Am I in Trouble?

So your kids wont listen, or they have done something wrong. Now it is time to enforce a consequence. But what are you going to do?

I wish there was a perfect answer for this question. There isn't, but there are some important guidelines that will provide a lot of clarity.

  • Don't ever withhold love as a consequence. When a child gets in trouble they will often rush in for a hug. Don't refuse them. Give them the hug, show love and affection, and THEN enforce the consequence. 
  • Do not use physical force as a response to physical misbehavior. For example. If your child hits you, don't hit them back. In the long run it will not teach the right lesson. It is especially confusing to small children. "You just told me not to hit and then you hit me, I don't understand."
  • Make it clear before things go South, that there are consequences for bad behavior. Talk about it when no one is doing anything wrong. Often times, especially when kids are small, they don't know they have done something wrong until they get in trouble. Set clear expectations and clear consequences if the expectations are not met. 
  • After you have given the warning, if the behavior doesn't immediately change, clearly state the consequence and then enforce. You don't have to explain, justify, negotiate, anything. Enforce the consequence and explain at a later time. When things calm down. 
  • If it is time to enforce a consequence, don't give in. Giving in sends the wrong message to your kids. They will push and push knowing that you are a "softy." They won't ever take you seriously.
  • No idol threats. If you say, "if you yell at me again you will go to your room," and they yell at you again, You BETTER send them to their room. 
  • It is okay to allow kids to have a say in their "punishments", just be sure they are adequate and reasonable.
  • The general rule for time out, 1 minute in time out for ever year your child is old. Time out should not be used for children under 3. A very mature 2 year old, maybe. But as a general rule 3 or older. 
  • When looking for consequences, think about the offense. What would right the wrong? That is a good place to start. What would teach the correct principle, the consequence could be practicing? 
Great, now we have some guidelines, but specifics? What are some specific things that can be done when you need a consequence.

There are two that seem to work the best...
  1. Time out, time away, go to your room, whining chair, it talks on many names. 
A child who is not listening, yelling or talking back, mistreating siblings or friends, needs to be removed from the situation. They can be sent to their room or sent to a specific chair or location. The lesson is, "if you are going to misbehave, then you can't be apart until you change your actions." 

When I tell our daughter that she needs to go to her room she quickly hollers "please, give me one more chance." I did the first time and it back fired on me. Duh! Practice what you preach Heather. The misbehaving didn't stop even though I gave her one more chance. The next time, having learned my lesson, no more chances. Straight to her room. She immediately realized I was serious and her behavior changed. Lesson learned, no idol threats, and we must be consistent.

Remember the rule with time out or away: 1 minute for each year a child is old. (5 year old=5 minutes)

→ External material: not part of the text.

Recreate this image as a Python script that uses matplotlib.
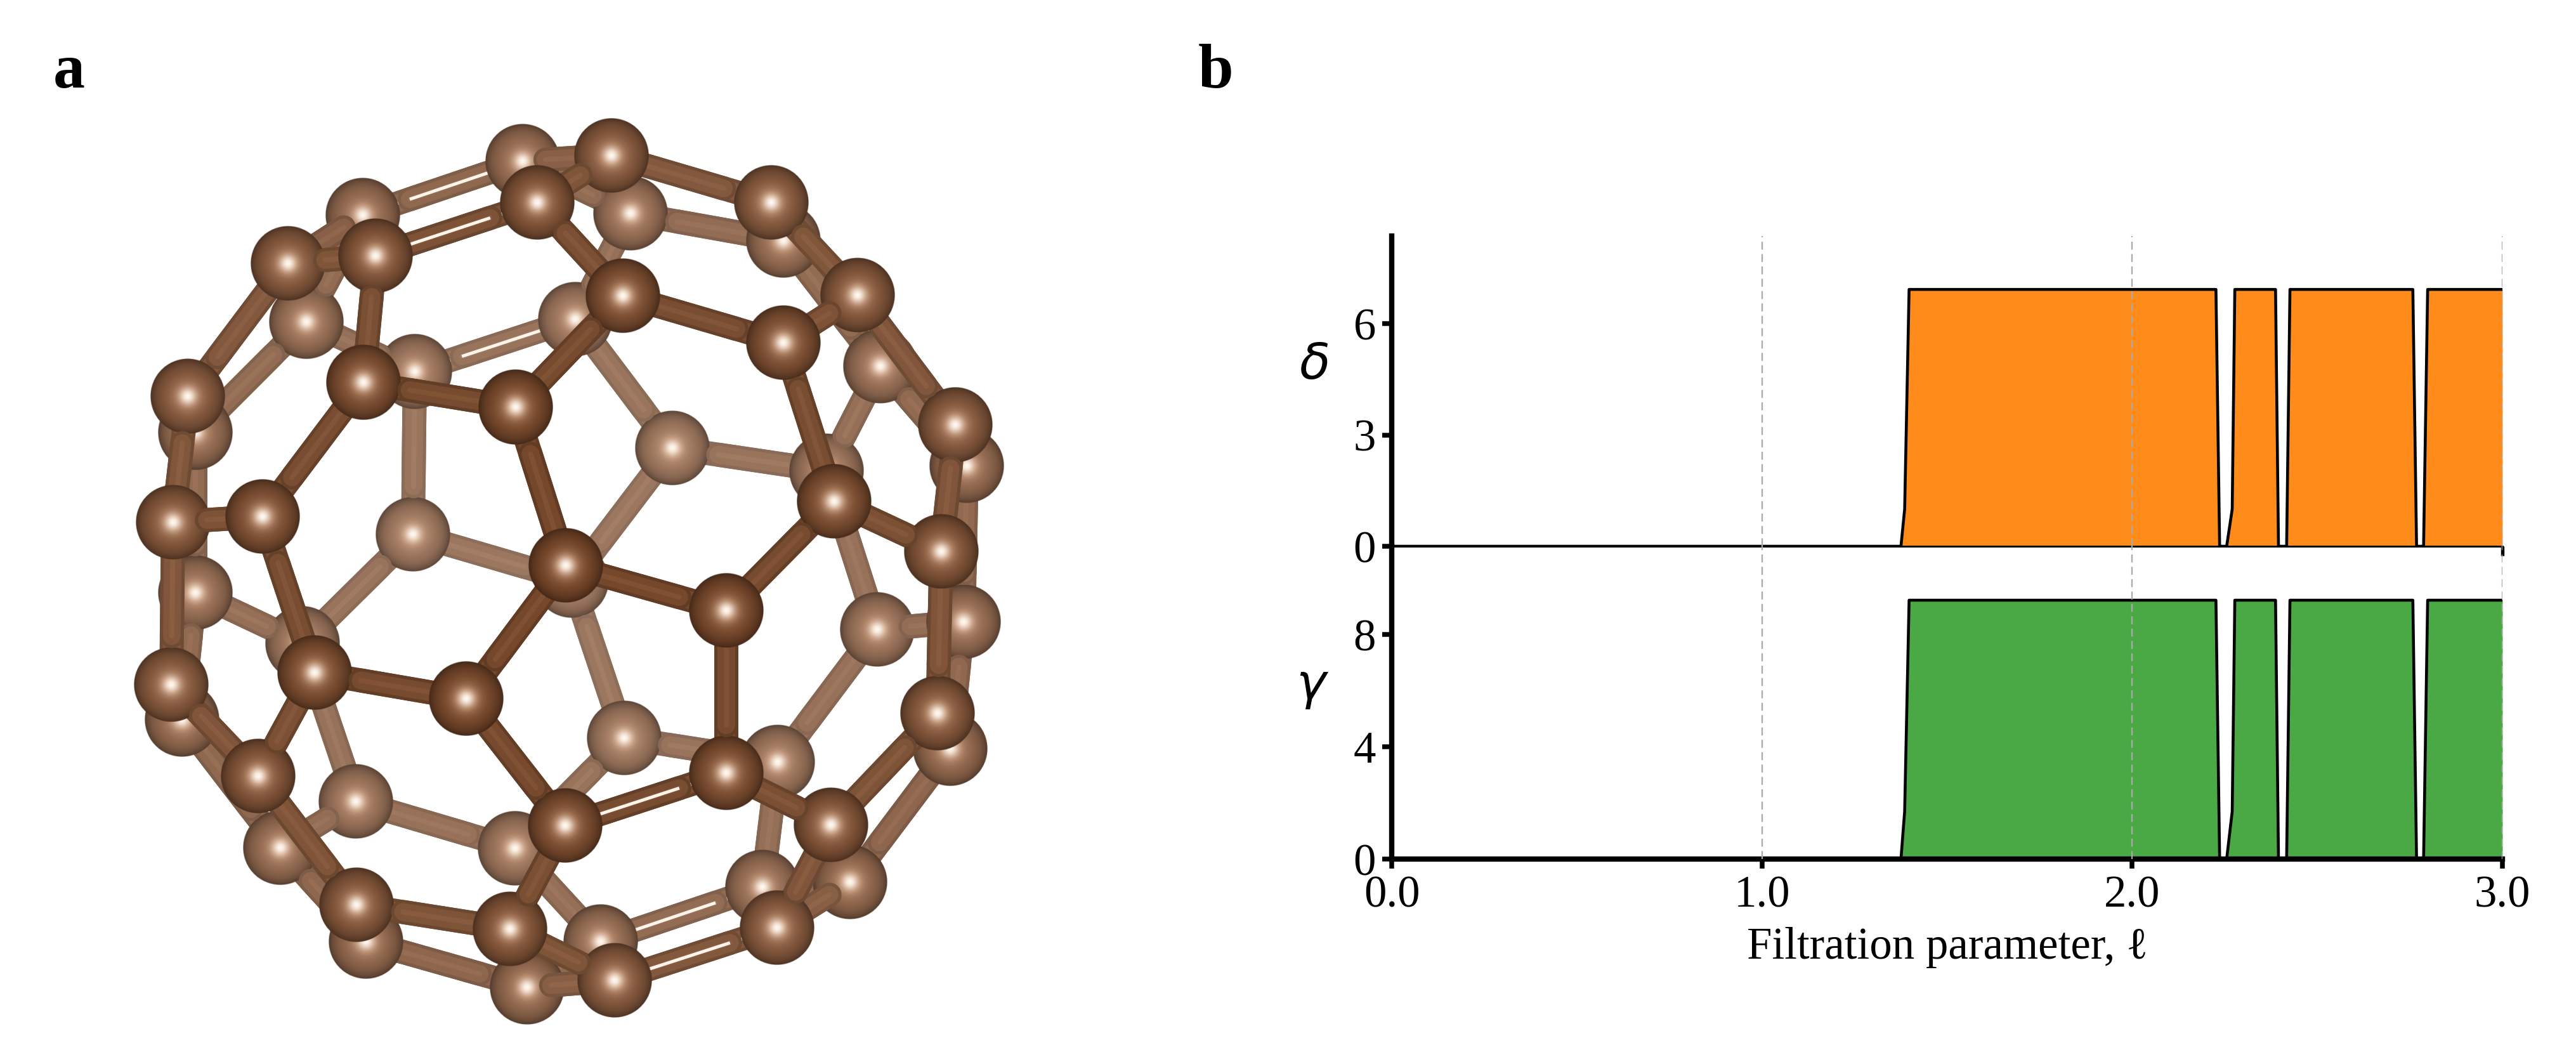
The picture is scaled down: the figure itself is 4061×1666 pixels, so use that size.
import numpy as np
import matplotlib
matplotlib.use('Agg')
import matplotlib.pyplot as plt

plt.rcParams['font.family'] = ['Liberation Serif', 'DejaVu Sans']

# Panel a: atom positions, in image pixels
front_names = ['a', 'b', 'c', 'd', 'e', 'f', 'g', 'h', 'i', 'j', 'k', 'l', 'm', 'n', 'o',
               'p', 'q', 'r', 's', 't', 'u', 'v', 'w', 'x', 'y', 'z', 'aa', 'bb', 'cc', 'dd']
front_x = [964, 847, 592, 454, 982, 573, 813, 296, 414, 273, 1216, 1352, 1235, 1506, 1315,
           892, 496, 735, 270, 407, 891, 562, 804, 969, 1145, 1484, 1145, 1310, 1478, 1225]
front_y = [245, 319, 403, 415, 466, 603, 642, 625, 814, 823, 319, 465, 540, 670, 790,
           891, 1060, 1101, 1079, 1223, 1301, 1426, 1464, 1545, 962, 869, 1218, 1300, 1124, 1462]

back_names = ['A', 'B', 'C', 'D', 'E', 'F', 'G', 'H', 'I', 'J', 'K', 'L', 'M', 'N', 'O',
              'P', 'Q', 'R', 'S', 'T', 'U', 'V', 'W', 'X', 'Y', 'Z', 'AA', 'BB', 'CC', 'DD']
back_x = [824, 572, 994, 483, 907, 654, 308, 651, 1235, 1388, 1060, 1524, 1303, 308, 477,
          287, 561, 442, 812, 577, 831, 947, 901, 1383, 1519, 984, 1226, 1498, 1202, 1340]
back_y = [254, 339, 336, 507, 503, 586, 682, 842, 379, 577, 706, 734, 742, 934, 1014,
          1134, 1263, 1336, 1337, 1484, 1556, 1484, 915, 992, 980, 1163, 1201, 1180, 1398, 1390]

single_bonds = [('a', 'b'), ('a', 'A'), ('a', 'k'), ('b', 'e'), ('c', 'd'), ('c', 'f'), ('d', 'h'), ('d', 'B'),
                ('e', 'g'), ('e', 'm'), ('f', 'g'), ('f', 'i'), ('g', 'p'), ('h', 'j'), ('h', 'G'), ('i', 'j'),
                ('i', 'q'), ('j', 's'), ('k', 'l'), ('k', 'I'), ('l', 'm'), ('l', 'n'), ('m', 'o'), ('n', 'z'),
                ('n', 'L'), ('o', 'y'), ('o', 'z'), ('p', 'y'), ('p', 'r'), ('q', 'r'), ('q', 't'), ('r', 'u'),
                ('s', 't'), ('s', 'P'), ('t', 'v'), ('u', 'w'), ('v', 'w'), ('v', 'T'), ('w', 'x'), ('x', 'U'),
                ('y', 'aa'), ('z', 'cc'), ('aa', 'bb'), ('bb', 'cc'), ('bb', 'dd'), ('cc', 'BB'), ('dd', 'DD'),
                ('A', 'C'), ('B', 'D'), ('C', 'I'), ('C', 'E'), ('D', 'F'), ('D', 'G'), ('E', 'K'), ('F', 'H'),
                ('G', 'N'), ('H', 'O'), ('H', 'W'), ('I', 'J'), ('J', 'M'), ('J', 'L'), ('K', 'M'), ('K', 'W'),
                ('L', 'Y'), ('M', 'X'), ('N', 'O'), ('N', 'P'), ('O', 'Q'), ('P', 'R'), ('Q', 'R'), ('Q', 'S'),
                ('R', 'T'), ('S', 'V'), ('S', 'Z'), ('U', 'V'), ('W', 'Z'), ('X', 'Y'), ('X', 'AA'), ('Y', 'BB'),
                ('Z', 'AA'), ('AA', 'CC'), ('CC', 'DD'), ('T', 'U'), ('BB', 'DD')]
double_bonds = [('b', 'c'), ('u', 'aa'), ('x', 'dd'), ('A', 'B'), ('E', 'F'), ('V', 'CC')]

# Panel b: step curves
delta_x = [0.0, 1.375, 1.385, 1.397, 2.226, 2.236, 2.255, 2.270, 2.277, 2.387, 2.395, 2.417, 2.426,
           2.758, 2.768, 2.787, 2.798, 3.0]
delta_y = [0, 0, 1.0, 6.92, 6.92, 0, 0, 1.0, 6.92, 6.92, 0, 0, 6.92, 6.92, 0, 0, 6.92, 6.92]
gamma_x = [0.0, 1.375, 1.385, 1.397, 2.226, 2.236, 2.255, 2.270, 2.277, 2.387, 2.395, 2.417, 2.426,
           2.758, 2.768, 2.787, 2.798, 3.0]
gamma_y = [0, 0, 1.7, 9.22, 9.22, 0, 0, 1.7, 9.22, 9.22, 0, 0, 9.22, 9.22, 0, 0, 9.22, 9.22]

W, H = 4062, 1666
fig = plt.figure(figsize=(W / 300, H / 300), dpi=300, facecolor='white')

# Molecule drawn in pixel units
ax_mol = fig.add_axes([0, 0, 1, 1])
ax_mol.axis('off')

RADIUS = 59
BALL = 690
CX, CY = 895, 895
px = 72 / 300  # points per pixel

pos = {}
for names, xs, ys, sign in [(front_names, front_x, front_y, 1), (back_names, back_x, back_y, -1)]:
    for n, x, y in zip(names, xs, ys):
        r2 = (x - CX) ** 2 + (y - CY) ** 2
        pos[n] = (x, y, sign * np.sqrt(max(BALL ** 2 - r2, 0)))


def fog_of(z):
    return 0.29 * (BALL - z) / (2 * BALL)


def fogged(c, fog):
    c = np.array(c, dtype=float)
    return (c + (np.array([255, 240, 230]) - c) * fog) / 255


def sphere(x, y, z):
    fog = fog_of(z)
    n = 140
    g = (np.arange(n) + 0.5) / n * 2 - 1
    xx, yy = np.meshgrid(g, g)
    r = np.sqrt(xx ** 2 + yy ** 2)
    body = fogged((112, 66, 38), fog)
    shade = (1 - 0.42 * np.clip(r, 0, 1) ** 5)[..., None]
    col = body * shade
    h2 = (0.75 * np.exp(-(r / 0.40) ** 2))[..., None]
    col = col * (1 - h2) + np.array([225, 175, 140]) / 255 * h2
    h1 = np.exp(-(r / 0.20) ** 2)[..., None]
    col = col * (1 - h1) + np.array([255, 247, 238]) / 255 * h1
    alpha = np.clip((1 - r) * n / 2, 0, 1)[..., None]
    img = np.concatenate([col, alpha], axis=2)
    ax_mol.imshow(img, extent=(x - RADIUS, x + RADIUS, y + RADIUS, y - RADIUS), aspect='auto',
                  interpolation='bilinear', zorder=1000 + z)


def stick(p1, p2, fog, zo, dbl):
    xs, ys = [p1[0], p2[0]], [p1[1], p2[1]]
    ax_mol.plot(xs, ys, color=fogged((96, 58, 34), fog), lw=38 * px, solid_capstyle='round', zorder=zo)
    ax_mol.plot(xs, ys, color=fogged((116, 71, 43), fog), lw=28 * px, solid_capstyle='round', zorder=zo + 0.001)
    ax_mol.plot(xs, ys, color=fogged((126, 79, 49), fog), lw=8 * px, solid_capstyle='round', zorder=zo + 0.002)
    if dbl:
        ax_mol.plot(xs, ys, color=(1.0, 0.96, 0.92), lw=5 * px, solid_capstyle='butt', zorder=zo + 0.003)


for n in pos:
    sphere(*pos[n])

for bonds, dbl in [(single_bonds, False), (double_bonds, True)]:
    for n1, n2 in bonds:
        p1, p2 = pos[n1], pos[n2]
        far, near = (p1, p2) if p1[2] < p2[2] else (p2, p1)
        dx, dy = near[0] - far[0], near[1] - far[1]
        l2 = np.hypot(dx, dy)
        l3 = np.hypot(l2, near[2] - far[2])
        cos = l2 / l3
        fog = fog_of((p1[2] + p2[2]) / 2)
        # part hidden behind the far atom fills the joint, part in front shows the rounded end
        stick(far, near, fog, 1000 + far[2] - 0.01, dbl)
        d = RADIUS * cos + 19
        end = (far[0] + dx / l2 * d, far[1] + dy / l2 * d)
        stick(end, near, fog, 1000 + (far[2] + near[2]) / 2, dbl)

ax_mol.set_xlim(0, W)
ax_mol.set_ylim(H, 0)

# Panel b axes
left, right = 2194.5 / W, 3945 / W
ax1 = fig.add_axes([left, 1 - 861 / H, right - left, (861 - 372) / H], facecolor='none')
ax2 = fig.add_axes([left, 1 - 1354 / H, right - left, (1354 - 861) / H], facecolor='none')

orange = '#FF8C1A'
green = '#4AA845'
for ax, xs, ys, col in [(ax1, delta_x, delta_y, orange), (ax2, gamma_x, gamma_y, green)]:
    ax.fill_between(xs, 0, ys, color=col, lw=0, zorder=2)
    ax.plot(xs, ys, color='black', lw=1.1, zorder=3)
    ax.set_xlim(0, 3)
    for v in [1, 2, 3]:
        ax.axvline(v, color='#aaaaaa', lw=0.55, dashes=(5.5, 3), zorder=4)
    ax.spines['top'].set_visible(False)
    ax.spines['right'].set_visible(False)
    ax.spines['left'].set_linewidth(2.0)
    ax.tick_params(axis='y', length=3.6, width=1.8, labelsize=17, pad=2.5)

ax1.set_ylim(0, (861 - 372) / 58.5)
ax1.set_yticks([0, 3, 6])
ax1.set_xticks([3])
ax1.set_xticklabels([''])
ax1.spines['bottom'].set_linewidth(0.7)
ax1.tick_params(axis='x', length=3.6, width=1.3)

ax2.set_ylim(0, (1354 - 861) / 44.25)
ax2.set_yticks([0, 4, 8])
ax2.set_xticks([0, 1, 2, 3])
ax2.set_xticklabels(['0.0', '1.0', '2.0', '3.0'])
ax2.spines['bottom'].set_linewidth(2.0)
ax2.tick_params(axis='x', length=3.6, width=1.8, labelsize=17, pad=2.5)
ax2.set_xlabel('Filtration parameter, \u2113', fontsize=17, labelpad=4)

ax1.text(-0.07, 0.585, '\u03b4', transform=ax1.transAxes, ha='center', va='center', fontsize=19,
         family='DejaVu Sans', style='italic')
ax2.text(-0.073, 0.556, '\u03b3', transform=ax2.transAxes, ha='center', va='center', fontsize=19,
         family='DejaVu Sans', style='italic')

fig.text(109 / W, 1 - 114 / H, 'a', fontsize=24, fontweight='bold', ha='center', va='center')
fig.text(1917 / W, 1 - 114 / H, 'b', fontsize=24, fontweight='bold', ha='center', va='center')

fig.savefig('out.png', dpi=300)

     2. Lose of privilege.

Take a few minutes right now and think about each of your children. What means the most to them? What do they value? 
Our son values technology, TV and computer time, and swimming with his Grandpa.
Our daughter values anything social, swimming with Grandpa, friends, and running errands.
Our youngest values playing outside and books, oh and swimming with Grandpa. 


It is these privileges that are the first to go when they misbehave.
On Saturday the kids were taking forever to make their beds and straighten their rooms because they were struggling to cooperate. They know this has to be done before we go swimming. They also know that if they take forever that they don't get to swim as long or at all. We were late to swim and their hour and a half of swimming was shortened to 35 minutes. They were sad but learned their lesson. Guess who got all their work done "really fast" today. Yep, the kids were not going to miss out again. Now, we could have stayed at the pool for the entire hour and a half, but by enforcing the loss of privilege, they learned. 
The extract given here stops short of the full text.